副作用として、腹部膨満、おならが出やすくなる、肝機能障害などがあります。この薬単剤では低血糖にはなりにくいですが、他の薬と併用して低血糖になった時には、ブドウ糖(単糖類)を摂取する必要があります。
糖を尿から排泄する薬
SGLT2阻害薬
尿管には尿中の糖分を再吸収し体内に再び取り込む機能があります。この再吸収を阻害し、尿糖の排泄を増やし、血糖を下げる薬がSGLT2阻害薬になります。
糖の再吸収が抑えられるため、体重減少効果があり、特に肥満がある人には高血圧や高脂血症の改善効果も期待されます。
副作用としては、尿量が増えるため、頻尿や多尿になり、体が脱水状態になりやすいです。脱水になると血液がドロドロしてしまったり、皮膚の乾燥や皮膚炎を起こしてしまったりします。
また、糖は、菌にとっても栄養分であり、膀胱炎や、尿路感染症、陰部の痒みなどの副作用もあります。
投与開始初期や、特に夏場には水分をいつもより多めにとりましょう。1日あたり500mlほどいつもより余計に水分を取ると良いとされています。
インクレチン関連薬
食後に小腸や十二指腸から分泌されるホルモンでインクレチンというホルモンがあります。インクレチンには食後の高血糖に合わせて、膵臓からインスリン分泌を抑えて、血糖を上げる作用のあるグルカゴンを抑える働きがあります。
DPP-4阻害薬
インクレチンを分解する酵素DPP-4を阻害する薬です。食後にインクレチンが分泌されてもDPP-4によってすぐに分解されてしまいます。このDPP-4を阻害することによって、インクレチンの量を増やし、その作用を持続させることが出来ます。インクレチンは血糖が高い時により分泌され、血糖が低い時にはあまり分泌されないため、低血糖・体重増加といった副作用が少ないことが特徴です。
GLP-1受容体作動薬
GLP-1とはインスリンの分泌を促すインクレチンの一つです。体内ではGLP-1はDPP-4という酵素に分解されてしまい、短時間でしか存在できません。このGLP-1の構造を改良しDPP-4に分解されづらく、効果を持続させる薬がGLP-1受容体作動薬になります。前述の内服薬のDPP-4阻害薬に比べ、効果が強く、体重を減らす効果もあります。副作用としては吐き気と下痢など胃腸症状が出ることがありますが、一時的で時間とともに落ち着いてきます。自己注射する製剤になりますが、週に1度打つだけの薬もあり、低血糖も少なく、効果も強いので、インスリン導入前に使用できる薬剤になります。
インスリン注射について
インスリン注射とは
すい臓のβ細胞の機能が極度に低下した場合は、飲み薬だけでは十分な効果を得られず、血糖値をコントロールするのは難しくなります。そこで用いられるのが、インスリンです。インスリンはタンパク質であるため、口から摂取すると分解され体内へ吸収できません。従って、注射による治療になります。基本的には自宅で決められた回数をご自身で打つ形になります。

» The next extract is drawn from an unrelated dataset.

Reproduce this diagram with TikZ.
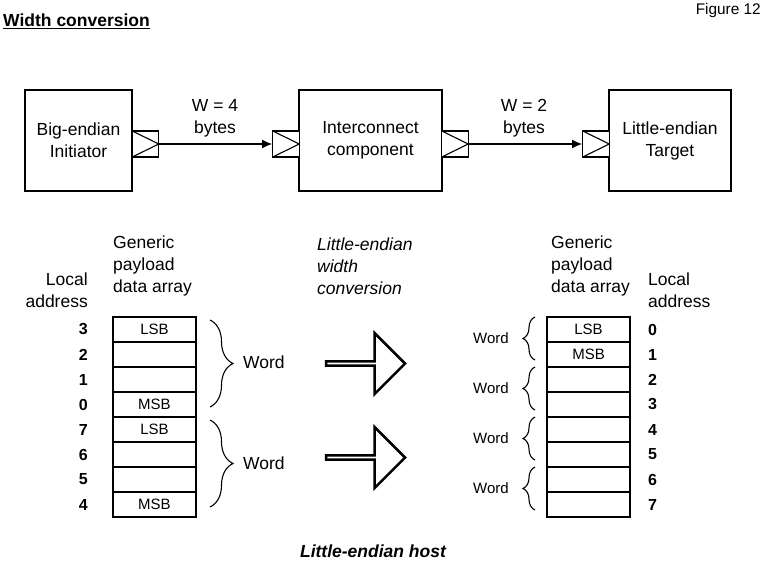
\documentclass[tikz,border=0pt]{standalone}
\usepackage{fontspec}
\setmainfont{Liberation Sans}
\usetikzlibrary{arrows.meta}
\usetikzlibrary{shapes.arrows}
\usetikzlibrary{decorations.pathreplacing}

\begin{document}
\begin{tikzpicture}[x = 1pt, y = -1pt, font = \fontsize{17.5}{22}\selectfont]
	\tikzstyle{blockStyle} = [draw, line width = 1.8pt, minimum height = 101pt, inner sep = 0pt, align = center]
	\tikzstyle{portStyle} = [draw, line width = 1.3pt, minimum width = 26.5pt, minimum height = 26pt, inner sep = 0pt, fill = white,
		path picture = {\draw[line width = 1.1pt] (path picture bounding box.north west) -- (path picture bounding box.east) -- (path picture bounding box.south west);}]
	\tikzstyle{linkStyle} = [line width = 1.3pt, -{Latex[length = 10pt, width = 9pt]}]
	\tikzstyle{cellStyle} = [draw, line width = 1.8pt, minimum width = 83pt, minimum height = 25pt, inner sep = 0pt, font = \fontsize{15}{18}\selectfont]
	\tikzstyle{addrStyle} = [inner sep = 0pt, font = \fontsize{16}{18}\selectfont\bfseries]
	\tikzstyle{braceStyle} = [line width = 1.1pt, decorate]
	\tikzstyle{convStyle} = [draw, line width = 2.6pt, shape = single arrow, minimum height = 79pt, minimum width = 61pt, inner sep = 0pt,
		single arrow head extend = 17pt, single arrow tip angle = 90, single arrow head indent = 0pt]
	\useasboundingbox (0, 0) rectangle (768, 564);
	\node[anchor = base west, inner sep = 0pt, font = \fontsize{17.5}{22}\selectfont\bfseries] (title) at (3, 27) {\underline{Width conversion}};
	\node[anchor = base east, inner sep = 0pt, font = \fontsize{15.4}{18}\selectfont] (fig) at (761, 14.5) {Figure 12};
	\node[blockStyle, minimum width = 107pt] (init) at (78.5, 140.5) {Big-endian\\Initiator};
	\node[blockStyle, minimum width = 143pt] (ic) at (370.5, 140.5) {Interconnect\\component};
	\node[blockStyle, minimum width = 122pt] (tgt) at (670, 140.5) {Little-endian\\Target};
	\node[portStyle] (p1) at (145.5, 144) {};
	\node[portStyle] (p2) at (286, 144) {};
	\node[portStyle] (p3) at (455, 144) {};
	\node[portStyle] (p4) at (596, 144) {};
	\draw[linkStyle] (p1.east) -- (p2.west);
	\draw[linkStyle] (p3.east) -- (p4.west);
	\node[align = center] (w4) at (215, 118.5) {W = 4\\bytes};
	\node[align = center] (w2) at (524, 118.5) {W = 2\\bytes};
	\node[align = left, anchor = west, inner sep = 0pt] (lgen) at (113, 266) {Generic\\payload\\data array};
	\node[align = right, anchor = east, inner sep = 0pt] (laddr) at (88, 290) {Local\\address};
	\node[align = left, anchor = west, inner sep = 0pt, font = \fontsize{17.5}{22}\selectfont\itshape] (conv) at (317, 266) {Little-endian\\width\\conversion};
	\node[align = left, anchor = west, inner sep = 0pt] (rgen) at (551, 266) {Generic\\payload\\data array};
	\node[align = left, anchor = west, inner sep = 0pt] (raddr) at (648, 290) {Local\\address};
	\foreach \i/\lab/\adr in {0/LSB/3, 1//2, 2//1, 3/MSB/0, 4/LSB/7, 5//6, 6//5, 7/MSB/4}
	{
		\node[cellStyle] (l\i) at (154.5, 329.5 + 25*\i) {\lab};
		\node[addrStyle, anchor = east] (la\i) at (88, 329.5 + 25*\i) {\adr};
	}
	\foreach \i/\lab in {0/LSB, 1/MSB, 2/, 3/, 4/, 5/, 6/, 7/}
	{
		\node[cellStyle] (r\i) at (588.5, 329.5 + 25*\i) {\lab};
		\node[addrStyle, anchor = west] (ra\i) at (648, 329.5 + 25*\i) {\i};
	}
	\draw[braceStyle, decoration = {brace, amplitude = 23pt}] (210, 320) -- (210, 407);
	\draw[braceStyle, decoration = {brace, amplitude = 23pt}] (210, 420) -- (210, 507);
	\node[anchor = west, inner sep = 0pt] (lw1) at (243, 362) {Word};
	\node[anchor = west, inner sep = 0pt] (lw2) at (243, 463.5) {Word};
	\foreach \j in {0, 1, 2, 3}
	{
		\draw[braceStyle, decoration = {brace, amplitude = 12pt}] (535, 360 + 50*\j) -- (535, 317 + 50*\j);
		\node[anchor = east, inner sep = 0pt, font = \fontsize{15}{18}\selectfont] (rw\j) at (509, 338 + 50*\j) {Word};
	}
	\node[convStyle] (a1) at (364.5, 363.5) {};
	\node[convStyle] (a2) at (364.5, 457.5) {};
	\node[font = \fontsize{17.5}{22}\selectfont\bfseries\itshape] (host) at (373, 551) {Little-endian host};
\end{tikzpicture}
\end{document}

インスリン注射には抵抗がある方が多く、治療が遅れてしまいがちですが、早めにインスリン注射を開始した方がまだ内因性のインスリンが存在するため、少ないインスリン量で血糖値をコントロールできるようになります。そのため、低血糖になる可能性が少なく、合併症を防ぐことにも繋がります。
インスリン注射の針は通常の注射の針と比べてかなり細く、ほとんど痛みは感じません。導入初期は、医師、看護師、薬局で打ち方の訓練を行います。心配があればいつでも来院してもらい、自宅で打てるようにサポートをしています。内服でコントロールできない高血糖状態を放置することは危険です。内服のみで粘らずに早めにインスリン注射の導入も検討するようにしましょう。
一度始めたらインスリンはやめられないの?
糖毒性と言って、血糖が高いことによりインスリンの分泌が抑えられたり、インスリンの効き目が悪くなったりすることがあります。この糖毒性を解除するために一時的にインスリンを使用することがあります。糖尿病の発症間もない方や、早めにインスリンを導入した場合は、血糖コントロールが良好になれば止められる場合もあります。しかし、罹病期間が長い方や、Ⅰ型糖尿病の方は、インスリン治療を止めることは難しいでしょう。自己判断せず、必ず医師と相談しましょう。
インスリン注射の回数
インスリンを4回打つ強化インスリン療法は血糖コントロールには最も適した打ち方になります。しかし、患者様によっては、仕事をしていて、どうしても昼が打てない方や今までインスリンを打ったことがなく、いきなりたくさん打つことに抵抗のある方がいらっしゃいます。当院ではBOT(Basal supported Oral Therapy)と呼ばれる治療を採用しており、こちらは1日1回で効くインスリン製剤と飲み薬を併用する治療法です。注射が1日1回だけで良いため、インスリン注射に抵抗のある方でも始めやすく、入院なしで導入することができます。ただしBOTでも血糖コントロールが上手くいかない場合は、インスリンを打つ回数を増やす必要があります(2回打ち、3回打ち、4回打ち)。インスリン量や回数を減らすためにはやはり日頃の食生活が重要になってきます。
低血糖とは
低血糖とは
糖尿病の飲み薬やインスリン注射によって、血糖値が正常値よりも下がり過ぎてしまう状態を低血糖と言います。空腹になりやすい食事前に、運動や入浴などをしたり、いつもより食事の量が少なかったり、薬を増量した時などが起こりやすいとされています。
低血糖の症状
- めまい
- ふらつき
- 手の痺れ・ふるえ
- 動悸
- 冷や汗
- イライラ
低血糖でみられる症状の例
糖分は体の大事な栄養素で特に脳みそで多く消費されています。めまい、ふらつきといった症状を放置していると、頭に栄養が行かなくなってしまい、意識がなくなって倒れてしまいます。
いつもと身体の状態がおかしいと感じた時には、すぐに糖分を摂取出来る様に、飴玉やブドウ糖などは持ち歩くようにしましょう。また、低血糖を繰り返す場合は、診察予定日まで待たずにすぐに来院して診察を受けてください。
シックデイとは
体調が悪く、食事が摂れない状態をシックデイと言います。食事を摂らないのに、いつも通りに薬を服用したり、注射を打ったりすると、低血糖になってしまいます。食事が摂れないときは基本的に飲み薬は中止にします。またインスリン注射を行っている場合は、先に血糖を測り、その数値に合わせてインスリン量を調整します。食事を摂れない状態が続く時は、早めに受診してください。
また検査や手術などで、食事が摂れないときも同様に薬の調整が必要になりますので、医師や看護師に必ず確認しましょう。